(Prince George’s County State’s Attorney’s Office)

A Prince George’s County police officer captured on video hitting a suspect with his cruiser during a pursuit was sentenced to two years of probation and 100 hours of community service in the case Friday morning.

A jury convicted Officer Juan Hernandez, 38, of second-degree assault in May.

Hernandez was chasing someone who was initially reported to be an armed suspect on June 13, 2016, prosecutors said. The suspect ran into a field, and Hernandez followed in his cruiser before striking the man during the incident, police video showed. The man turned out to be unarmed.

“I still think that this was an accident,” Hernandez said during his hearing. “I’m glad that he’s okay and nothing major happened to him.”

Judge Ingrid Turner specified Hernandez’s community service must involve directly working with youths and be finished in two years.

“This is a misuse of a position of trust in the community,” Turner said.

Prosecutors had asked that Hernandez spend three weekends in jail for the assault. Hernandez could have gotten closer to the suspect and jumped out of the cruiser to take him down, Prince George’s County Assistant State’s Attorney Joeday Newsom said. Hernandez did not check on the suspect’s condition after striking him, Newsom said.

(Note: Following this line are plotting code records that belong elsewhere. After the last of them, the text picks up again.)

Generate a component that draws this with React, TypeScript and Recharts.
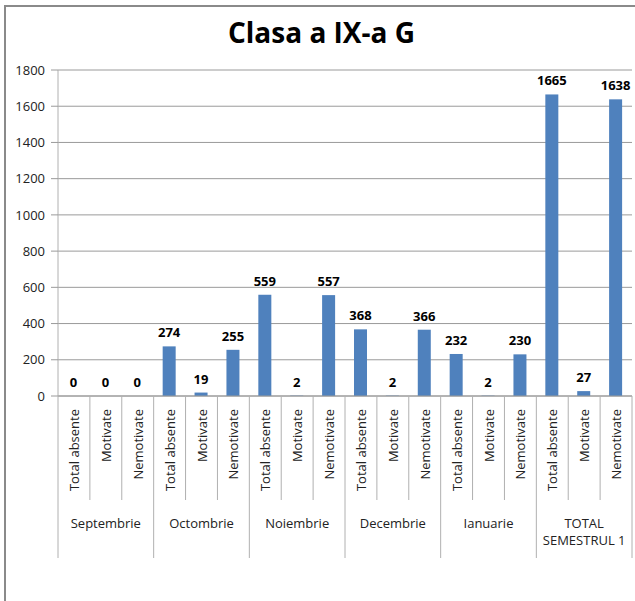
import { BarChart, Bar, XAxis, YAxis, CartesianGrid } from 'recharts';

const months = ['Septembrie', 'Octombrie', 'Noiembrie', 'Decembrie', 'Ianuarie', 'TOTAL SEMESTRUL 1'];
const kinds = ['Total absente', 'Motivate', 'Nemotivate'];

// absente per month: total, motivate, nemotivate
const totalAbsente = [0, 274, 559, 368, 232, 1665];
const motivate = [0, 19, 2, 2, 2, 27];
const nemotivate = [0, 255, 557, 366, 230, 1638];

const yTicks = [0, 200, 400, 600, 800, 1000, 1200, 1400, 1600, 1800];

const data = months.flatMap((m, i) => [
  { month: m, kind: kinds[0], value: totalAbsente[i] },
  { month: m, kind: kinds[1], value: motivate[i] },
  { month: m, kind: kinds[2], value: nemotivate[i] },
]);

const FONT = '"Open Sans", sans-serif';
const W = 635;
const H = 601;
const M = { top: 70, right: 3, bottom: 0, left: 0 };
const BAND = (W - 58 - M.right) / data.length;

const CategoryTick = (props: any) => {
  const { x, y, payload, index } = props;
  const i = payload?.index ?? index;
  const pos = i % 3;
  const month = data[i].month;
  const right = x + BAND / 2;
  const left = x - BAND / 2;
  const lineColor = '#b0b0b0';
  return (
    <g>
      <text
        transform={`translate(${x + 5}, ${y + 13}) rotate(-90)`}
        textAnchor="end"
        fontSize={13}
        fontFamily={FONT}
        fill="#222"
      >
        {payload.value}
      </text>
      {i === 0 && <line x1={left} y1={y} x2={left} y2={y + 162} stroke={lineColor} />}
      <line x1={right} y1={y} x2={right} y2={y + (pos === 2 ? 162 : 104)} stroke={lineColor} />
      {pos === 1 && month.startsWith('TOTAL') ? (
        <text textAnchor="middle" fontSize={13} fontFamily={FONT} fill="#222">
          <tspan x={x} y={y + 132}>TOTAL</tspan>
          <tspan x={x} y={y + 149}>SEMESTRUL 1</tspan>
        </text>
      ) : pos === 1 ? (
        <text x={x} y={y + 132} textAnchor="middle" fontSize={13} fontFamily={FONT} fill="#222">
          {month}
        </text>
      ) : null}
    </g>
  );
};

// bar plus its value label (drawn here so zero bars still get a label)
const BarWithLabel = (props: any) => {
  const { x, y, width, height, fill, value } = props;
  const v = Array.isArray(value) ? value[1] - value[0] : value;
  return (
    <g>
      {height > 0 && <rect x={x} y={y} width={width} height={height} fill={fill} />}
      <text
        x={x + width / 2}
        y={y - 9}
        textAnchor="middle"
        fontSize={13}
        fontWeight="bold"
        fontFamily={FONT}
        fill="#000"
      >
        {v}
      </text>
    </g>
  );
};

export default function App() {
  return (
    <div style={{ position: 'absolute', left: 0, top: 0, width: W, height: H, background: '#fff' }}>
      <div
        style={{
          position: 'absolute',
          left: 4,
          top: 5,
          width: W - 4,
          height: H - 5,
          borderTop: '2px solid #8a8a8a',
          borderLeft: '2px solid #8a8a8a',
          boxSizing: 'border-box',
        }}
      />
      <div
        style={{
          position: 'absolute',
          left: 0,
          top: 13,
          width: W + 8,
          textAlign: 'center',
          fontFamily: FONT,
          fontWeight: 'bold',
          fontSize: 28,
          lineHeight: 'normal',
          color: '#000',
        }}
      >
        Clasa a IX-a G
      </div>
      <BarChart
        width={W}
        height={H}
        data={data}
        margin={M}
        barCategoryGap={0}
        style={{ position: 'absolute', left: 0, top: 0 }}
      >
        <CartesianGrid vertical={false} stroke="#9a9a9a" />
        <XAxis
          dataKey="kind"
          height={205}
          interval={0}
          tickLine={false}
          tickSize={0}
          tickMargin={0}
          axisLine={{ stroke: '#9a9a9a' }}
          tick={<CategoryTick />}
        />
        <YAxis
          domain={[0, 1800]}
          ticks={yTicks}
          width={58}
          tickSize={7}
          tickMargin={6}
          tickLine={{ stroke: '#9a9a9a' }}
          axisLine={{ stroke: '#b0b0b0' }}
          tick={{ fontSize: 13, fontFamily: FONT, fill: '#222' }}
          interval={0}
        />
        <Bar
          dataKey="value"
          fill="#4f81bd"
          barSize={13}
          isAnimationActive={false}
          shape={<BarWithLabel />}
        />
      </BarChart>
    </div>
  );
}
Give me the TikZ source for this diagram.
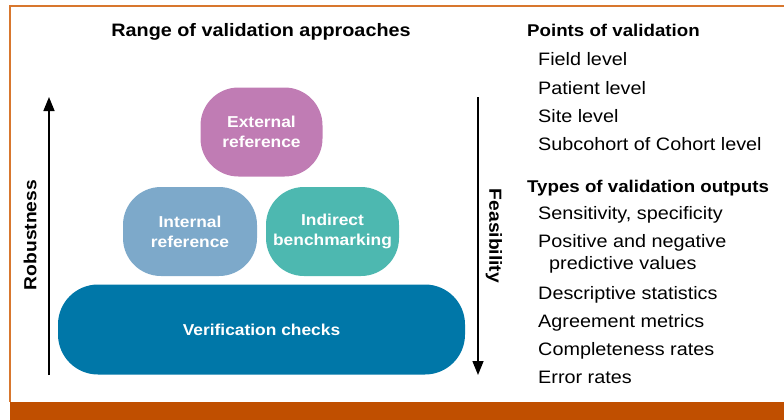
\documentclass[tikz,border=0pt]{standalone}
\usepackage{fontspec}
\setmainfont{Liberation Sans}[FakeStretch=1.1]
\usepackage{tikz}
\usetikzlibrary{arrows.meta, positioning}
\definecolor{rimorange}{RGB}{216, 119, 46}
\definecolor{barorange}{RGB}{192, 79, 0}
\definecolor{extpink}{RGB}{192, 124, 180}
\definecolor{intblue}{RGB}{125, 169, 202}
\definecolor{benchteal}{RGB}{77, 184, 176}
\definecolor{verifblue}{RGB}{0, 119, 168}

\begin{document}
\begin{tikzpicture}[
    x=1pt, y=-1pt,
    approach/.style={rounded corners=38pt, text=white,
                     minimum height=89pt, inner sep=0pt,
                     font=\fontsize{15.8}{20}\selectfont\bfseries,
                     align=center},
    heading/.style={anchor=base west, inner sep=0pt,
                    font=\fontsize{17}{21}\selectfont\bfseries},
    entry/.style={anchor=base west, inner sep=0pt,
                  font=\fontsize{18}{22}\selectfont},
    axislabel/.style={font=\fontsize{17.5}{21}\selectfont\bfseries},
    axisarr/.style={-{Triangle[length=14pt, width=11pt]}, line width=1.5pt},
]
    \useasboundingbox (0,0) rectangle (784,420);

    % frame and footer bar
    \fill[barorange] (10,402) rectangle (784,420);
    \draw[rimorange, line width=1.2pt] (784,6) -- (10,6) -- (10,402);

    % pyramid of approaches
    \node[anchor=center, font=\fontsize{18}{22}\selectfont\bfseries] (title) at (261,32) {Range of validation approaches};
    \node[approach, fill=extpink, minimum width=122pt] (extref) at (261.5,132) {External\\reference};
    \node[approach, fill=intblue, minimum width=134pt] (intref) at (190,231.5) {Internal\\reference};
    \node[approach, fill=benchteal, minimum width=133pt] (indbench) at (332.5,231.5) {Indirect\\benchmarking};
    \node[approach, fill=verifblue, minimum width=407pt, minimum height=90pt, rounded corners=40pt] (verif) at (261.5,329.5) {Verification checks};

    % side axes
    \coordinate (robbot) at (49,375);
    \coordinate (robtop) at (49,97);
    \coordinate (feastop) at (478,97);
    \coordinate (feasbot) at (478,375);
    \draw[axisarr] (robbot) -- (robtop);
    \draw[axisarr] (feastop) -- (feasbot);
    \node[axislabel, rotate=90] (robust) at (30,235) {Robustness};
    \node[axislabel, rotate=-90] (feasible) at (494,236) {Feasibility};

    % points of validation
    \node[heading] (points) at (527,37) {Points of validation};
    \node[entry] (field) at (538,66) {Field level};
    \node[entry, below=28pt of field.base west, anchor=base west] (patient) {Patient level};
    \node[entry, below=28pt of patient.base west, anchor=base west] (site) {Site level};
    \node[entry, below=28pt of site.base west, anchor=base west] (subco) {Subcohort of Cohort level};

    % types of outputs
    \node[heading] (types) at (527,192) {Types of validation outputs};
    \node[entry] (sens) at (538,219.5) {Sensitivity, specificity};
    \node[entry, below=28pt of sens.base west, anchor=base west] (posneg) {Positive and negative};
    \node[entry, below=22pt of posneg.base west, anchor=base west, xshift=11pt] (predval) {predictive values};
    \node[entry, below=52pt of posneg.base west, anchor=base west] (descr) {Descriptive statistics};
    \node[entry, below=28pt of descr.base west, anchor=base west] (agree) {Agreement metrics};
    \node[entry, below=28pt of agree.base west, anchor=base west] (complete) {Completeness rates};
    \node[entry, below=28pt of complete.base west, anchor=base west] (errors) {Error rates};
\end{tikzpicture}
\end{document}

“It was callous and lazy policing,” Newsom said.

Gina Ford, a spokesman for the Prince George’s County State’s Attorney’s Office, said cruiser camera video showed Hernandez turning into the man to run him over and it was “lucky” that the suspect wasn’t gravely injured. The man was not badly hurt and declined medical treatment.

Hernandez, who has been with the department for at least 11 years, was suspended on the day of the incident. Prince George’s County police investigated the incident internally and brought the case to the State’s Attorney’s Office for review.

Hernandez’s attorney Shaun Owens said the officer has had a spotless record outside of this incident and was so well-respected in the department that he had been tapped to mentor young officers.

Owens said officers have to make “split-second decisions” that could put their lives and the lives of the public at risk. On that night, Hernandez was worried that the man he was chasing was armed and a threat to the community, Owens said.

“This was not an intentional act on his part,” Owens said of his client’s actions.

Hernandez will face an internal review in the police department to determine whether he will be fired, Owens said. Hernandez had been acquitted of misconduct in office.

John Teletchea, president of the Fraternal Order of Police for Prince George’s County, said Hernandez had a “stellar record” within the police department before the jury found him guilty of assault.

“One incident should not define the great work this man has done in his career and throughout his life,” Teletchea said.